── Material for this task

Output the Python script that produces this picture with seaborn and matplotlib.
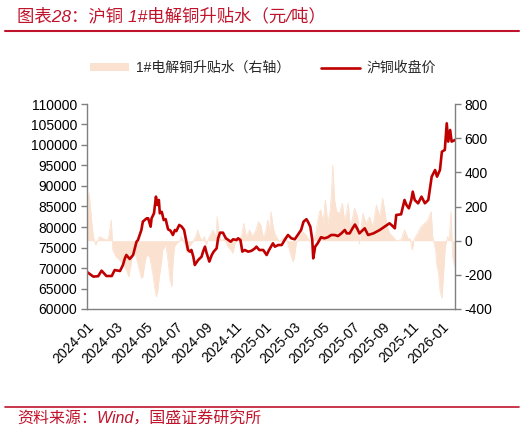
import matplotlib
matplotlib.use("Agg")
import matplotlib.pyplot as plt
from matplotlib.patches import Patch
from matplotlib.lines import Line2D
import seaborn as sns
import pandas as pd

# ---------------- data ----------------
price_dates = [
    "2024-01-02", "2024-01-14", "2024-01-24", "2024-01-31", "2024-02-10", "2024-02-21",
    "2024-02-27", "2024-03-09", "2024-03-15", "2024-03-19", "2024-03-22", "2024-03-29",
    "2024-04-05", "2024-04-12", "2024-04-15", "2024-04-22", "2024-04-25", "2024-05-03",
    "2024-05-06", "2024-05-11", "2024-05-13", "2024-05-18", "2024-05-22", "2024-05-25",
    "2024-05-28", "2024-05-30", "2024-06-03", "2024-06-07", "2024-06-11", "2024-06-16",
    "2024-06-21", "2024-06-26", "2024-06-30", "2024-07-03", "2024-07-09", "2024-07-14",
    "2024-07-19", "2024-07-23", "2024-07-27", "2024-07-31", "2024-08-03", "2024-08-07",
    "2024-08-10", "2024-08-17", "2024-08-24", "2024-08-27", "2024-08-31", "2024-09-03",
    "2024-09-09", "2024-09-14", "2024-09-18", "2024-09-24", "2024-09-27", "2024-10-01",
    "2024-10-07", "2024-10-13", "2024-10-18", "2024-10-23", "2024-10-28", "2024-11-04",
    "2024-11-07", "2024-11-12", "2024-11-16", "2024-11-21", "2024-11-28", "2024-12-05",
    "2024-12-12", "2024-12-15", "2024-12-21", "2024-12-29", "2025-01-05", "2025-01-10",
    "2025-01-14", "2025-01-18", "2025-01-22", "2025-01-29", "2025-02-05", "2025-02-12",
    "2025-02-18", "2025-02-25", "2025-03-04", "2025-03-10", "2025-03-17", "2025-03-22",
    "2025-03-28", "2025-03-31", "2025-04-05", "2025-04-09", "2025-04-11", "2025-04-15",
    "2025-04-20", "2025-04-27", "2025-05-04", "2025-05-11", "2025-05-18", "2025-05-25",
    "2025-06-01", "2025-06-08", "2025-06-15", "2025-06-19", "2025-06-25", "2025-07-02",
    "2025-07-06", "2025-07-12", "2025-07-15", "2025-07-26", "2025-08-02", "2025-08-13",
    "2025-08-26", "2025-09-05", "2025-09-15", "2025-09-20", "2025-09-26", "2025-09-29",
    "2025-10-09", "2025-10-16", "2025-10-20", "2025-10-25", "2025-10-30", "2025-11-02",
    "2025-11-06", "2025-11-13", "2025-11-20", "2025-11-27", "2025-12-04", "2025-12-11",
    "2025-12-14", "2025-12-18", "2025-12-22", "2025-12-28", "2026-01-01", "2026-01-07",
    "2026-01-11", "2026-01-14", "2026-01-18", "2026-01-21", "2026-01-28",
]
price_values = [
    68950, 67900, 68000, 69350, 68050, 68050,
    69500, 69270, 70730, 72360, 73170, 72200,
    73170, 76420, 76830, 79270, 81300, 82120,
    82120, 80080, 82100, 83340, 87400, 85370,
    86590, 83340, 83700, 81700, 81900, 79430,
    79100, 78050, 79270, 79000, 80500, 80100,
    79270, 76830, 74390, 74000, 74400, 72760,
    70730, 71950, 72760, 73980, 75200, 73800,
    71560, 73170, 74000, 74800, 77240, 78620,
    78620, 77240, 76830, 76420, 77000, 76830,
    77240, 76830, 74000, 74390, 73980, 74200,
    74800, 75200, 74390, 74390, 73170, 74390,
    75200, 76020, 75200, 75610, 75610, 77000,
    78050, 77240, 77000, 78050, 79270, 81300,
    81900, 81300, 80080, 76830, 72360, 75200,
    76000, 77500, 77240, 77500, 78050, 78050,
    77800, 78450, 79270, 78450, 78450, 79900,
    80600, 79270, 78450, 79680, 78050, 78450,
    79270, 80080, 80900, 80400, 79680, 82930,
    83100, 86590, 85370, 84560, 86590, 88620,
    86590, 85780, 87400, 85780, 86590, 92280,
    93000, 93900, 92280, 93900, 98370, 98800,
    105290, 100830, 103660, 100830, 101220,
]

spread_dates = [
    "2024-01-02", "2024-01-05", "2024-01-08", "2024-01-11", "2024-01-14", "2024-01-19",
    "2024-01-23", "2024-01-27", "2024-02-02", "2024-02-08", "2024-02-14", "2024-02-20",
    "2024-02-23", "2024-03-01", "2024-03-08", "2024-03-15", "2024-03-22", "2024-03-27",
    "2024-04-01", "2024-04-04", "2024-04-08", "2024-04-11", "2024-04-18", "2024-04-22",
    "2024-04-25", "2024-04-29", "2024-05-03", "2024-05-09", "2024-05-16", "2024-05-19",
    "2024-05-23", "2024-05-26", "2024-05-29", "2024-06-02", "2024-06-05", "2024-06-11",
    "2024-06-15", "2024-06-20", "2024-06-24", "2024-06-26", "2024-06-29", "2024-07-04",
    "2024-07-10", "2024-07-13", "2024-07-20", "2024-07-24", "2024-07-27", "2024-07-30",
    "2024-08-06", "2024-08-13", "2024-08-16", "2024-08-20", "2024-08-25", "2024-08-30",
    "2024-09-02", "2024-09-09", "2024-09-16", "2024-09-23", "2024-09-25", "2024-09-28",
    "2024-10-03", "2024-10-10", "2024-10-17", "2024-10-24", "2024-10-27", "2024-11-01",
    "2024-11-07", "2024-11-14", "2024-11-19", "2024-11-24", "2024-12-01", "2024-12-07",
    "2024-12-14", "2024-12-19", "2024-12-24", "2024-12-29", "2025-01-03", "2025-01-07",
    "2025-01-11", "2025-01-14", "2025-01-19", "2025-01-23", "2025-01-31", "2025-02-07",
    "2025-02-14", "2025-02-21", "2025-02-28", "2025-03-03", "2025-03-07", "2025-03-14",
    "2025-03-20", "2025-03-27", "2025-04-03", "2025-04-09", "2025-04-16", "2025-04-20",
    "2025-04-24", "2025-04-27", "2025-05-01", "2025-05-06", "2025-05-11", "2025-05-16",
    "2025-05-19", "2025-05-21", "2025-05-25", "2025-05-29", "2025-06-04", "2025-06-10",
    "2025-06-14", "2025-06-19", "2025-06-22", "2025-06-26", "2025-06-30", "2025-07-05",
    "2025-07-10", "2025-07-13", "2025-07-15", "2025-07-22", "2025-07-29", "2025-08-05",
    "2025-08-12", "2025-08-19", "2025-08-26", "2025-09-01", "2025-09-05", "2025-09-09",
    "2025-09-15", "2025-09-22", "2025-09-29", "2025-10-09", "2025-10-16", "2025-10-23",
    "2025-10-28", "2025-11-01", "2025-11-05", "2025-11-12", "2025-11-19", "2025-11-26",
    "2025-12-03", "2025-12-10", "2025-12-13", "2025-12-19", "2025-12-21", "2025-12-25",
    "2025-12-28", "2026-01-01", "2026-01-04", "2026-01-08", "2026-01-13", "2026-01-16",
    "2026-01-20", "2026-01-23", "2026-01-27",
]
spread_values = [
    150, 281, 200, 100, 24, -25,
    5, 24, 14, 5, 10, 121,
    -55, -94, -113, -133, -172, -211,
    -133, -74, -35, -94, -172, -220,
    -211, -133, -84, -94, -201, -269,
    -328, -289, -211, -133, -55, -25,
    -94, -230, -269, -133, -35, -16,
    0, 24, -16, -55, -74, -35,
    -6, 33, 63, 24, 0, 24,
    -25, 24, 63, 24, 141, 63,
    0, 10, -35, -55, -74, -16,
    14, 24, 101, 24, 63, 24,
    63, 111, 92, 20, 53, 121,
    60, 170, 70, 33, -6, 12,
    23, -55, -123, -103, -16, 33,
    53, 33, 0, -6, 40, 111,
    170, 180, 100, 238, 100, 180,
    297, 443, 238, 170, 160, 220,
    120, 170, 220, 82, 120, 190,
    150, 111, -20, 160, 100, 140,
    82, 209, 140, 248, 180, 100,
    43, 24, 0, 5, 63, 14,
    10, -55, 10, 43, 82, 100,
    120, 170, 24, -55, -133, -191,
    -289, -337, -211, -35, 24, 0,
    170, -94, -150,
]

x_tick_labels = ["2024-01", "2024-03", "2024-05", "2024-07", "2024-09", "2024-11",
                 "2025-01", "2025-03", "2025-05", "2025-07", "2025-09", "2025-11", "2026-01"]
left_ticks = [60000, 65000, 70000, 75000, 80000, 85000, 90000, 95000, 100000, 105000, 110000]
right_ticks = [-400, -200, 0, 200, 400, 600, 800]

title_text = "图表28：沪铜 1#电解铜升贴水（元/吨）"
source_text = "资料来源：Wind，国盛证券研究所"
legend_spread = "1#电解铜升贴水（右轴）"
legend_price = "沪铜收盘价"

# ---------------- style ----------------
sns.set_theme(style="white")
plt.rcParams["font.family"] = ["Liberation Sans", "Noto Sans CJK SC", "DejaVu Sans"]

RED = "#C00000"
TITLE_RED = "#C0142C"
AREA = "#FBE1D0"
SPINE = "#808080"

price_df = pd.DataFrame({"date": pd.to_datetime(price_dates), "price": price_values})
spread_df = pd.DataFrame({"date": pd.to_datetime(spread_dates), "spread": spread_values})

fig = plt.figure(figsize=(5.26, 4.32), dpi=100)
ax = fig.add_axes([87 / 526, 1 - 309 / 432, (455 - 87) / 526, (309 - 104) / 432])
ax2 = ax.twinx()

# spread area on right axis
ax2.fill_between(spread_df["date"], 0, spread_df["spread"], color=AREA, linewidth=0)
sns.lineplot(data=spread_df, x="date", y="spread", ax=ax2, color=AREA, linewidth=0.6)

# price line on left axis
sns.lineplot(data=price_df, x="date", y="price", ax=ax, color=RED, linewidth=1.9)

ax.set_zorder(ax2.get_zorder() + 1)
ax.patch.set_visible(False)

ax.set_xlim(pd.Timestamp("2024-01-01"), pd.Timestamp("2026-01-28"))
ax.set_ylim(60000, 110000)
ax2.set_ylim(-400, 800)
ax.set_yticks(left_ticks)
ax.set_yticklabels([str(v) for v in left_ticks])
ax2.set_yticks(right_ticks)
ax2.set_yticklabels([str(v) for v in right_ticks])

tick_pos = pd.to_datetime([lab + "-01" for lab in x_tick_labels])
ax.set_xticks(tick_pos)
ax.set_xticklabels(x_tick_labels, rotation=45, ha="right", rotation_mode="anchor")

for a in (ax, ax2):
    a.set_xlabel("")
    a.set_ylabel("")
    a.grid(False)
    for s in a.spines.values():
        s.set_color(SPINE)
        s.set_linewidth(1.0)
    a.spines["top"].set_visible(False)

ax.spines["right"].set_visible(False)
ax2.spines["left"].set_visible(False)
ax2.spines["bottom"].set_visible(False)

ax.tick_params(axis="both", which="major", direction="out", length=4, width=1,
               color=SPINE, labelsize=10, labelcolor="black", pad=3)
ax.tick_params(axis="x", pad=4)
ax2.tick_params(axis="y", direction="out", length=4, width=1, color=SPINE,
                labelsize=10, labelcolor="black", pad=3)

# legend
handles = [Patch(facecolor=AREA, edgecolor="none", label=legend_spread),
           Line2D([0], [0], color=RED, linewidth=1.9, label=legend_price)]
fig.legend(handles=handles, loc="center", bbox_to_anchor=(0.5, 1 - 68 / 432), ncol=2,
           frameon=False, fontsize=10, handlelength=2.8, handleheight=0.5,
           columnspacing=2.2, handletextpad=0.5)

# title and source
fig.text(17 / 526, 1 - 16 / 432, title_text, color=TITLE_RED, fontsize=12.5,
         ha="left", va="center", fontstyle="italic")
fig.add_artist(Line2D([5 / 526, 519 / 526], [1 - 31 / 432, 1 - 31 / 432],
                      color=TITLE_RED, linewidth=1.5, transform=fig.transFigure))
fig.add_artist(Line2D([5 / 526, 519 / 526], [1 - 407 / 432, 1 - 407 / 432],
                      color=TITLE_RED, linewidth=1.2, transform=fig.transFigure))
fig.text(17 / 526, 1 - 419 / 432, source_text, color=TITLE_RED, fontsize=11.5,
         ha="left", va="center", fontstyle="italic")

fig.savefig("out.png", dpi=100)
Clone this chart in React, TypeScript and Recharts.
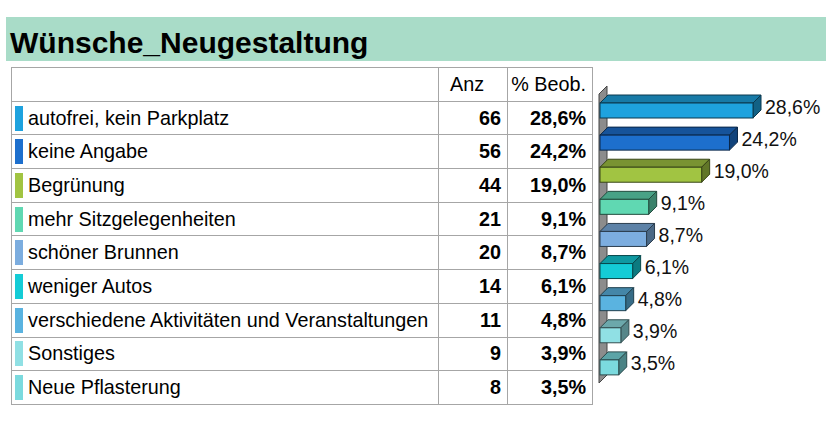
import React from 'react';
import * as RC from 'recharts';
import { BarChart, Bar, XAxis, YAxis, LabelList } from 'recharts';

const categories = [
  'autofrei, kein Parkplatz',
  'keine Angabe',
  'Begrünung',
  'mehr Sitzgelegenheiten',
  'schöner Brunnen',
  'weniger Autos',
  'verschiedene Aktivitäten und Veranstaltungen',
  'Sonstiges',
  'Neue Pflasterung',
];
const counts = [66, 56, 44, 21, 20, 14, 11, 9, 8];
const percents = [28.6, 24.2, 19.0, 9.1, 8.7, 6.1, 4.8, 3.9, 3.5];
const colors = [
  '#1ea2de',
  '#1d6fcd',
  '#a1c442',
  '#60d8b2',
  '#7caddf',
  '#14ccd6',
  '#5ab3e0',
  '#90e0e4',
  '#7bdade',
];
const headers = ['', 'Anz', '% Beob.'];
const title = 'Wünsche_Neugestaltung';

const FONT = '"Liberation Sans", Arial, Helvetica, sans-serif';
const DEPTH = 8;

const data = categories.map((name, i) => ({
  name,
  anz: counts[i],
  pct: percents[i],
  color: colors[i],
}));

const fmtPct = (v: number) => v.toFixed(1).replace('.', ',') + '%';

function shade(hex: string, f: number) {
  const n = parseInt(hex.slice(1), 16);
  const r = Math.round(((n >> 16) & 255) * f);
  const g = Math.round(((n >> 8) & 255) * f);
  const b = Math.round((n & 255) * f);
  return `rgb(${r},${g},${b})`;
}

const Bar3D = (props: any) => {
  const { x, y, width, height, payload } = props;
  const c = payload.color;
  const d = DEPTH;
  const edge = shade(c, 0.35);
  return (
    <g>
      <polygon
        points={`${x},${y} ${x + d},${y - d} ${x + width + d},${y - d} ${x + width},${y}`}
        fill={shade(c, 0.75)}
        stroke={edge}
        strokeWidth={1}
      />
      <polygon
        points={`${x + width},${y} ${x + width + d},${y - d} ${x + width + d},${y + height - d} ${x + width},${y + height}`}
        fill={shade(c, 0.6)}
        stroke={edge}
        strokeWidth={1}
      />
      <rect x={x} y={y} width={width} height={height} fill={c} stroke={edge} strokeWidth={1} />
    </g>
  );
};

const PctLabel = (props: any) => {
  const { x, y, width, height, value } = props;
  return (
    <text
      x={x + width + DEPTH + 4}
      y={y + height / 2 - 4}
      dominantBaseline="central"
      fontSize={19.5}
      fontFamily={FONT}
      fill="#111"
    >
      {fmtPct(value)}
    </text>
  );
};

const usePlotAreaSafe: () => any = (RC as any).usePlotArea ?? (() => null);

// grey back wall of the 3D chart
function Wall() {
  const area = usePlotAreaSafe();
  if (!area) return null;
  const L = area.x - 1;
  const T = area.y;
  const B = area.y + area.height;
  const d = DEPTH;
  return (
    <polygon
      points={`${L},${T} ${L + d},${T - d} ${L + d},${B - d} ${L},${B}`}
      fill="#8c8c8c"
      stroke="#444"
      strokeWidth={1}
    />
  );
}

const cellBorder = '1px solid #a6a6a6';

export default function App() {
  return (
    <div
      style={{
        position: 'absolute',
        left: 0,
        top: 0,
        width: 836,
        height: 430,
        background: '#fff',
        fontFamily: FONT,
        overflow: 'hidden',
      }}
    >
      <div
        style={{
          position: 'absolute',
          left: 6,
          top: 17,
          width: 820,
          height: 44,
          background: '#a9dcc8',
          fontSize: 30,
          fontWeight: 700,
          lineHeight: '52px',
          paddingLeft: 4,
          boxSizing: 'border-box',
          color: '#000',
          whiteSpace: 'nowrap',
        }}
      >
        {title}
      </div>

      <table
        style={{
          position: 'absolute',
          left: 11,
          top: 67,
          width: 581,
          borderCollapse: 'collapse',
          tableLayout: 'fixed',
          fontSize: 19.8,
          color: '#000',
        }}
      >
        <colgroup>
          <col style={{ width: 427 }} />
          <col style={{ width: 69 }} />
          <col style={{ width: 85 }} />
        </colgroup>
        <tbody>
          <tr style={{ height: 33.7 }}>
            <td style={{ border: cellBorder, padding: 0 }}>{headers[0]}</td>
            <td style={{ border: cellBorder, padding: '0 12px 0 0', textAlign: 'center' }}>{headers[1]}</td>
            <td style={{ border: cellBorder, padding: '0 6px 0 0', textAlign: 'right' }}>{headers[2]}</td>
          </tr>
          {data.map((row) => (
            <tr key={row.name} style={{ height: 33.7 }}>
              <td style={{ border: cellBorder, padding: 0, whiteSpace: 'nowrap', overflow: 'hidden' }}>
                <div style={{ display: 'flex', alignItems: 'center' }}>
                  <div style={{ width: 8, height: 25, background: row.color, marginLeft: 3, marginRight: 5, flex: 'none' }} />
                  <span>{row.name}</span>
                </div>
              </td>
              <td style={{ border: cellBorder, padding: '0 6px 0 0', textAlign: 'right', fontWeight: 700 }}>{row.anz}</td>
              <td style={{ border: cellBorder, padding: '0 6px 0 0', textAlign: 'right', fontWeight: 700 }}>{fmtPct(row.pct)}</td>
            </tr>
          ))}
        </tbody>
      </table>

      <div style={{ position: 'absolute', left: 0, top: 0 }}>
        <BarChart
          width={836}
          height={430}
          data={data}
          layout="vertical"
          margin={{ top: 94, right: 22, left: 600, bottom: 47 }}
          barCategoryGap={0}
        >
          <XAxis type="number" domain={[0, 40]} hide />
          <YAxis type="category" dataKey="name" hide />
          <Wall />
          <Bar dataKey="pct" barSize={15} shape={<Bar3D />} isAnimationActive={false}>
            <LabelList dataKey="pct" content={<PctLabel />} />
          </Bar>
        </BarChart>
      </div>
    </div>
  );
}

────

▶ _Set problem_
Transcribe exactly, with no pictures, the lines running from the first line of the material through the line holding "import pandas as pd".

▶ _Answer to the problem_
Output the Python script that produces this picture with seaborn and matplotlib.
import matplotlib
matplotlib.use("Agg")
import matplotlib.pyplot as plt
from matplotlib.patches import Patch
from matplotlib.lines import Line2D
import seaborn as sns
import pandas as pd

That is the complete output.